Task goal: Locate the line that contains "Write a component" and the line that contains "type Marker = 'triangle'". Copy both of them exactly, together with every line between them, and no others.

Listed records:
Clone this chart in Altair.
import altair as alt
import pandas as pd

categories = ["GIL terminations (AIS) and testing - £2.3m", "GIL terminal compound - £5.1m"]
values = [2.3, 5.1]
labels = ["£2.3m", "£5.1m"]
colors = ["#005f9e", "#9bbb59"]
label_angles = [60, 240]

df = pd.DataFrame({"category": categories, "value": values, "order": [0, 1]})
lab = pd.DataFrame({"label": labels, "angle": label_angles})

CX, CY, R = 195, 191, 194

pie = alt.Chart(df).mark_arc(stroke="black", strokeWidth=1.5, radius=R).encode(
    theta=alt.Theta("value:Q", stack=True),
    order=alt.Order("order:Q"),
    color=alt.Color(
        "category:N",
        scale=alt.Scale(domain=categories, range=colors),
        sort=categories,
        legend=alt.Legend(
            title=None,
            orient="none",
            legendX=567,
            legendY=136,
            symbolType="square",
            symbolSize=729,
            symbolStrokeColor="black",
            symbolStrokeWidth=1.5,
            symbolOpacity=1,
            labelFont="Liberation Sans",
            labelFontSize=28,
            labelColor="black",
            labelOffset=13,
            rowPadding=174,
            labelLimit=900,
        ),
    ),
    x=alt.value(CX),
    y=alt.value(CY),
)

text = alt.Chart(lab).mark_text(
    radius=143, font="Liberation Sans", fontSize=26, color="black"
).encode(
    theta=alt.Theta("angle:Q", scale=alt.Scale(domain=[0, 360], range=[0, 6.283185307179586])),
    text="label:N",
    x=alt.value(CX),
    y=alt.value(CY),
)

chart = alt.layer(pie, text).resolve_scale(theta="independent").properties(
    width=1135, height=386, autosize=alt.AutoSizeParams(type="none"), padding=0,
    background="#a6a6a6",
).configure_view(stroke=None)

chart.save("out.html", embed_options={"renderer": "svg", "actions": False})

...

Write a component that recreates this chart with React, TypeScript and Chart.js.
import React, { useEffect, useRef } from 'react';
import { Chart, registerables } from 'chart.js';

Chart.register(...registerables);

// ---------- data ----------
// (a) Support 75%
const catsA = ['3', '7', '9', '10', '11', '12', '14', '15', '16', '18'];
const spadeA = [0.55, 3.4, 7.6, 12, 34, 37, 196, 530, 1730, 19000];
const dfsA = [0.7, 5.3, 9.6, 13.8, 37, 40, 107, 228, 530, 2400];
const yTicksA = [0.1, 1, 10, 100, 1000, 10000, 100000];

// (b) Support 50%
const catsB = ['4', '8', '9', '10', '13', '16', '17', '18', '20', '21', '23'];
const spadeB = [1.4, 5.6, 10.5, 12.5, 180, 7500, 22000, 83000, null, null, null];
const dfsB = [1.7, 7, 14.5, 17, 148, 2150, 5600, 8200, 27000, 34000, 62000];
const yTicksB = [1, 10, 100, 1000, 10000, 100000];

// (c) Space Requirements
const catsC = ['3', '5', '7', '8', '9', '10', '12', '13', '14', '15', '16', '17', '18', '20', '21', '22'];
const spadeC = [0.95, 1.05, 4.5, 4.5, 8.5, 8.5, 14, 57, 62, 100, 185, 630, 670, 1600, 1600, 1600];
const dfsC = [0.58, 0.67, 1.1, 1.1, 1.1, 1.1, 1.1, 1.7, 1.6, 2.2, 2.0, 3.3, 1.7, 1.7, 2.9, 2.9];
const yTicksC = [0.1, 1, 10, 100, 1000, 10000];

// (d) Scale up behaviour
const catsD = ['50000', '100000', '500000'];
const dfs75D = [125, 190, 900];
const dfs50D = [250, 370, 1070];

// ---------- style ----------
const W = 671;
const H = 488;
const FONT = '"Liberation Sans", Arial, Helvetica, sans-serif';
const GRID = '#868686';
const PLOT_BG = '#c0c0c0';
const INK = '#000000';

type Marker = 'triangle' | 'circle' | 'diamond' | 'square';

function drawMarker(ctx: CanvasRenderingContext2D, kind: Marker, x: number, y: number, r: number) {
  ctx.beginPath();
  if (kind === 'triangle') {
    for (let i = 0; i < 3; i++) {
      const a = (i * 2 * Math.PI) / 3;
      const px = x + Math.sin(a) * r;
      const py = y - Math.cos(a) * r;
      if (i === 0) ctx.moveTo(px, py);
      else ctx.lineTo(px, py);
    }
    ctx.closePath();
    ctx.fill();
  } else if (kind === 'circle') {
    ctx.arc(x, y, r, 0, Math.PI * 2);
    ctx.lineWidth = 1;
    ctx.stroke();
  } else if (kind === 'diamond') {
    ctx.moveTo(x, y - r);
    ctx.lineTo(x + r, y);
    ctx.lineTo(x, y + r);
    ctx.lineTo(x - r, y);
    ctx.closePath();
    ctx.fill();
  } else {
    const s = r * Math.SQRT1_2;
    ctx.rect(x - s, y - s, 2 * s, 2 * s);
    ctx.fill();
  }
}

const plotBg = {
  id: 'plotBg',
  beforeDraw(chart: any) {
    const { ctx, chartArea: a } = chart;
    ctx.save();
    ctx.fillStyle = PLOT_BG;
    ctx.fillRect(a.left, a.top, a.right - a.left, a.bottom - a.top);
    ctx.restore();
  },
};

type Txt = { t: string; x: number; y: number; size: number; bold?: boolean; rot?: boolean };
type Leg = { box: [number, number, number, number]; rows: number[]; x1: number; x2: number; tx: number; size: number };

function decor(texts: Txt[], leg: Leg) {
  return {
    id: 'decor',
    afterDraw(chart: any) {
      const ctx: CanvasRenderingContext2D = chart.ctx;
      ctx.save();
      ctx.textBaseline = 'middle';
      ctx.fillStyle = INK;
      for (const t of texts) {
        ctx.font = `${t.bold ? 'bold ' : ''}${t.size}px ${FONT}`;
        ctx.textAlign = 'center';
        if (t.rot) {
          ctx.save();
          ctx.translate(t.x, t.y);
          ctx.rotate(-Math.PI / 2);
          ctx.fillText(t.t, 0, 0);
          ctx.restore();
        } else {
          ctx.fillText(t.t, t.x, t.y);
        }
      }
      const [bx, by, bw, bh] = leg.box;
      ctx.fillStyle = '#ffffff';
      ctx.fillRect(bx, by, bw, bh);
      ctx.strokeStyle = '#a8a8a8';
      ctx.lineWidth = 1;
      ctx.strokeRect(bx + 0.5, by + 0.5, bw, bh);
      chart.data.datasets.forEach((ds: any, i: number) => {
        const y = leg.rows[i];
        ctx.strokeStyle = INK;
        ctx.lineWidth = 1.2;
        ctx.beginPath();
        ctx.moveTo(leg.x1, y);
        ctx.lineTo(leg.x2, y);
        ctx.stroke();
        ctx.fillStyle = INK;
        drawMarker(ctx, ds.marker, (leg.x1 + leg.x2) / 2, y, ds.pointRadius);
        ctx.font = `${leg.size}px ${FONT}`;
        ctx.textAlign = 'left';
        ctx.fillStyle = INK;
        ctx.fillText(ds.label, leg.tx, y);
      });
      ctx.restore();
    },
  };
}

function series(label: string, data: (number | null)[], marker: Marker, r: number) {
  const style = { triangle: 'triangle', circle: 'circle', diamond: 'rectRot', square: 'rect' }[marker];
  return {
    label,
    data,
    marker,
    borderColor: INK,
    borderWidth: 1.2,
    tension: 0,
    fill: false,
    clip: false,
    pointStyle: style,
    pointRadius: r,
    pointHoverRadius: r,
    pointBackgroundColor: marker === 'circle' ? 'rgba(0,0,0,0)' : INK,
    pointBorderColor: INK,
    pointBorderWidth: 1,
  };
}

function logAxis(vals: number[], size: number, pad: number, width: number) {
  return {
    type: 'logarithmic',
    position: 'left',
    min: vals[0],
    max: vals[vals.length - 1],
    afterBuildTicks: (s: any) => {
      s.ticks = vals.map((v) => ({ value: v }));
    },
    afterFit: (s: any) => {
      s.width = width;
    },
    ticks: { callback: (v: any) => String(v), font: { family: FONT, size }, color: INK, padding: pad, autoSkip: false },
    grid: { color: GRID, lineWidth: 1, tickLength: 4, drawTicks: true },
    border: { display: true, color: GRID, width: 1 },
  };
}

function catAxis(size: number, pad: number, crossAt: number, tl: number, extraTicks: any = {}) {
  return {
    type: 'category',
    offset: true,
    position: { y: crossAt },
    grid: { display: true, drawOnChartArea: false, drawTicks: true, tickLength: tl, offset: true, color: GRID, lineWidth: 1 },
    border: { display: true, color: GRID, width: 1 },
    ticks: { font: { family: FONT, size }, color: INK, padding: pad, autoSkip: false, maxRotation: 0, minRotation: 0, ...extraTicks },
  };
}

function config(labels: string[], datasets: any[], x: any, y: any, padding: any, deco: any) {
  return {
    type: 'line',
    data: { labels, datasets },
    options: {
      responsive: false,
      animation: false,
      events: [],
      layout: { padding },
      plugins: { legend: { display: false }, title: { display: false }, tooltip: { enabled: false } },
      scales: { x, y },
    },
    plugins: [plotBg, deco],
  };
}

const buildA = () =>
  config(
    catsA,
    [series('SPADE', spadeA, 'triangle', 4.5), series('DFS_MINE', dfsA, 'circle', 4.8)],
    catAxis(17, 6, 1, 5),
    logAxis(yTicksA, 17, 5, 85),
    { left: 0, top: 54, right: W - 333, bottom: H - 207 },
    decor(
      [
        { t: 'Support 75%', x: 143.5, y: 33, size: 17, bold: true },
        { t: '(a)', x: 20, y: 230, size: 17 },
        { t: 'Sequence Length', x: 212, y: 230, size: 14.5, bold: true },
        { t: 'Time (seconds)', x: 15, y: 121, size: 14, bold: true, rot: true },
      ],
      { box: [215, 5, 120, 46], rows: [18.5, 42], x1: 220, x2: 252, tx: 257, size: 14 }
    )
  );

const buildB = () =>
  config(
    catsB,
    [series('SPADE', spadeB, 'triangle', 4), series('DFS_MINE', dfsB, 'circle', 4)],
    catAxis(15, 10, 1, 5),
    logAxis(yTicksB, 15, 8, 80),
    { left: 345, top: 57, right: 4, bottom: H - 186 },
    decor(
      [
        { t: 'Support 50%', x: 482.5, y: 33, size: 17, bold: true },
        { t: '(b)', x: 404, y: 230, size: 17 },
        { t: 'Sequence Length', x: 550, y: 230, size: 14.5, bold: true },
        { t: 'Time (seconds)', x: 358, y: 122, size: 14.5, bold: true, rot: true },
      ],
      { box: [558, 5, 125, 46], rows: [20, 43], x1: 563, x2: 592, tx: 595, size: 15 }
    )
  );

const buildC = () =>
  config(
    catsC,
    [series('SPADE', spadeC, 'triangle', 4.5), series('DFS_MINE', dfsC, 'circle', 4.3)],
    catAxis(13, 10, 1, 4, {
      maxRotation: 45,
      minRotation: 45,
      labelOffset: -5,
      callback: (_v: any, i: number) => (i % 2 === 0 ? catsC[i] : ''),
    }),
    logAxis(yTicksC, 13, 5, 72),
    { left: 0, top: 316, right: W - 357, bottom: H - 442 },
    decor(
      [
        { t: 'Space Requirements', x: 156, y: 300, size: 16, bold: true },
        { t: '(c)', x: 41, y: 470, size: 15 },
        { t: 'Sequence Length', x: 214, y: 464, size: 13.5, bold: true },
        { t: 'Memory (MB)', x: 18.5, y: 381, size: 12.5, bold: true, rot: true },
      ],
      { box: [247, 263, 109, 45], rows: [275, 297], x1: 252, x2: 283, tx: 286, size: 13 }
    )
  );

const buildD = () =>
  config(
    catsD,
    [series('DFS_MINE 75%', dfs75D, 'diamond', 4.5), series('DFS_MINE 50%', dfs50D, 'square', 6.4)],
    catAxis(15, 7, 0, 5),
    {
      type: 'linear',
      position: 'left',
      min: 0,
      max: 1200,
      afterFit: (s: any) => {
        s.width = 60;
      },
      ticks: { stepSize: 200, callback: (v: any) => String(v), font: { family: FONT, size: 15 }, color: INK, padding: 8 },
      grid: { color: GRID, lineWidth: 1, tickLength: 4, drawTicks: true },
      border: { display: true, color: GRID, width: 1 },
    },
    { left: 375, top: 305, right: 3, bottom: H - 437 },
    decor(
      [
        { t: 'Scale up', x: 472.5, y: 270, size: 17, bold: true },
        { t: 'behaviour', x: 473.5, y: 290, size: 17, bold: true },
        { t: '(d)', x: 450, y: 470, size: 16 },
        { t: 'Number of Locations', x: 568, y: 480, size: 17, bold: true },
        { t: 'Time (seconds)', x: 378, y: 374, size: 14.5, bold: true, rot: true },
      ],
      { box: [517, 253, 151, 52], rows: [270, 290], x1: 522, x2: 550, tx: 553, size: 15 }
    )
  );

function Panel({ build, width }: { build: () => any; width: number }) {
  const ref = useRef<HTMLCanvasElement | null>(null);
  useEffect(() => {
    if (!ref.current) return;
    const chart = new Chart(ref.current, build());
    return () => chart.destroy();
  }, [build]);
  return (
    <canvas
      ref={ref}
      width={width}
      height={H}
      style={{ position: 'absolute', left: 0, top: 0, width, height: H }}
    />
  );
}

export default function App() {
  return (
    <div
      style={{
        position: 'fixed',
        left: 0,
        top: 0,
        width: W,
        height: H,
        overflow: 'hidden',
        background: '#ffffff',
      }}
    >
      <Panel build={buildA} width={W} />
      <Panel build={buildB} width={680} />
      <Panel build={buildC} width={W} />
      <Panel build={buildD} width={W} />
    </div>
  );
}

Task answer:
Write a component that recreates this chart with React, TypeScript and Chart.js.
import React, { useEffect, useRef } from 'react';
import { Chart, registerables } from 'chart.js';

Chart.register(...registerables);

// ---------- data ----------
// (a) Support 75%
const catsA = ['3', '7', '9', '10', '11', '12', '14', '15', '16', '18'];
const spadeA = [0.55, 3.4, 7.6, 12, 34, 37, 196, 530, 1730, 19000];
const dfsA = [0.7, 5.3, 9.6, 13.8, 37, 40, 107, 228, 530, 2400];
const yTicksA = [0.1, 1, 10, 100, 1000, 10000, 100000];

// (b) Support 50%
const catsB = ['4', '8', '9', '10', '13', '16', '17', '18', '20', '21', '23'];
const spadeB = [1.4, 5.6, 10.5, 12.5, 180, 7500, 22000, 83000, null, null, null];
const dfsB = [1.7, 7, 14.5, 17, 148, 2150, 5600, 8200, 27000, 34000, 62000];
const yTicksB = [1, 10, 100, 1000, 10000, 100000];

// (c) Space Requirements
const catsC = ['3', '5', '7', '8', '9', '10', '12', '13', '14', '15', '16', '17', '18', '20', '21', '22'];
const spadeC = [0.95, 1.05, 4.5, 4.5, 8.5, 8.5, 14, 57, 62, 100, 185, 630, 670, 1600, 1600, 1600];
const dfsC = [0.58, 0.67, 1.1, 1.1, 1.1, 1.1, 1.1, 1.7, 1.6, 2.2, 2.0, 3.3, 1.7, 1.7, 2.9, 2.9];
const yTicksC = [0.1, 1, 10, 100, 1000, 10000];

// (d) Scale up behaviour
const catsD = ['50000', '100000', '500000'];
const dfs75D = [125, 190, 900];
const dfs50D = [250, 370, 1070];

// ---------- style ----------
const W = 671;
const H = 488;
const FONT = '"Liberation Sans", Arial, Helvetica, sans-serif';
const GRID = '#868686';
const PLOT_BG = '#c0c0c0';
const INK = '#000000';

type Marker = 'triangle' | 'circle' | 'diamond' | 'square';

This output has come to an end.